Remembering Peel

I have just finished reading Mick Wall's touching and provocative tribute to the irreplaceable John Peel and feel both suitably moved and hugely nostalgic. Vivid memories of my own teenage discovery of Peel's exciting and intriguing late night out-put have come flooding back with all of those vivid "time and place" embellishments. I think everyone who loved the man and had a serious interest in music can remember exactly where they were as a first chance encounter with the Peel show became an epiphany like moment. Entranced, and captivated by something extraordinary that pushed the boundaries of their own taste, or preferred genre, to previously unimaginable realms.

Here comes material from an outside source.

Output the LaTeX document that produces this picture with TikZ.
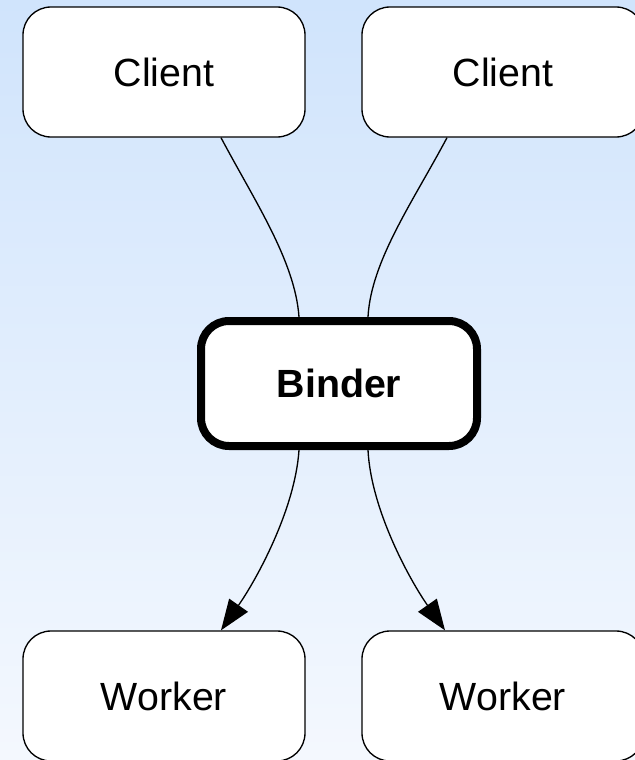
\documentclass[tikz,border=0pt]{standalone}
\usepackage{fontspec}
\setmainfont{Liberation Sans}
\usepackage{tikz}
\usetikzlibrary{calc,arrows.meta}

\definecolor{skytop}{RGB}{208,228,252}
\definecolor{skybot}{RGB}{244,248,254}

\begin{document}
\begin{tikzpicture}[x=0.75pt, y=-0.75pt,
  box/.style={draw, fill=white, rounded corners=21pt, line width=1pt,
    minimum width=211.5pt, minimum height=97.5pt, inner sep=0pt,
    font=\fontsize{29.5}{34}\selectfont},
  hub/.style={box, line width=6pt, minimum width=207pt, minimum height=93.75pt,
    font=\fontsize{29.5}{34}\selectfont\bfseries},
  link/.style={line width=1pt},
  feed/.style={link, -{Triangle[length=23pt, width=17pt]}}]

% background
\shade[top color=skytop, bottom color=skybot] (0,0) rectangle (635,760);
\useasboundingbox (0,0) rectangle (635,760);

% nodes
\node[box] (c1) at (164,72) {Client};
\node[box] (c2) at (503,72) {Client};
\node[hub] (b)  at (339,383.5) {Binder};
\node[box] (w1) at (164,696) {Worker};
\node[box] (w2) at (503,696) {Worker};

% clients into binder
\draw[link] ($(c1.south)+(57,0)$) .. controls +(34,64) and +(-4,-56) .. ($(b.north)+(-40,0)$);
\draw[link] ($(c2.south)+(-56,0)$) .. controls +(-34,64) and +(3,-56) .. ($(b.north)+(29,0)$);

% binder out to workers
\draw[feed] ($(b.south)+(-40,0)$) .. controls +(-4,60) and +(35,-50) .. ($(w1.north)+(57,0)$);
\draw[feed] ($(b.south)+(29,0)$) .. controls +(3,60) and +(-35,-50) .. ($(w2.north)+(-58,0)$);
\end{tikzpicture}
\end{document}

In the late 70's we would congregate in a remote garden shed which I had rigged with a somewhat bodged electricity supply from our seemingly distant parents house. It was in this shed with its dim lights, one bar electric fire, improvised curtains, and my brothers celestial maps on the walls, that we would listen with an almost religious devotion to Peel. Looking back, those cheap lager fuelled nights in "the shed" seemed like the perfect and most fitting kind of setting; unpretentious, down to earth, charming and wonderfully eccentric, just like John himself. I think I owe my continued fascination for all that is most innovative in music to John Peel, and I shudder to think what my own CD collection would have been like with out him.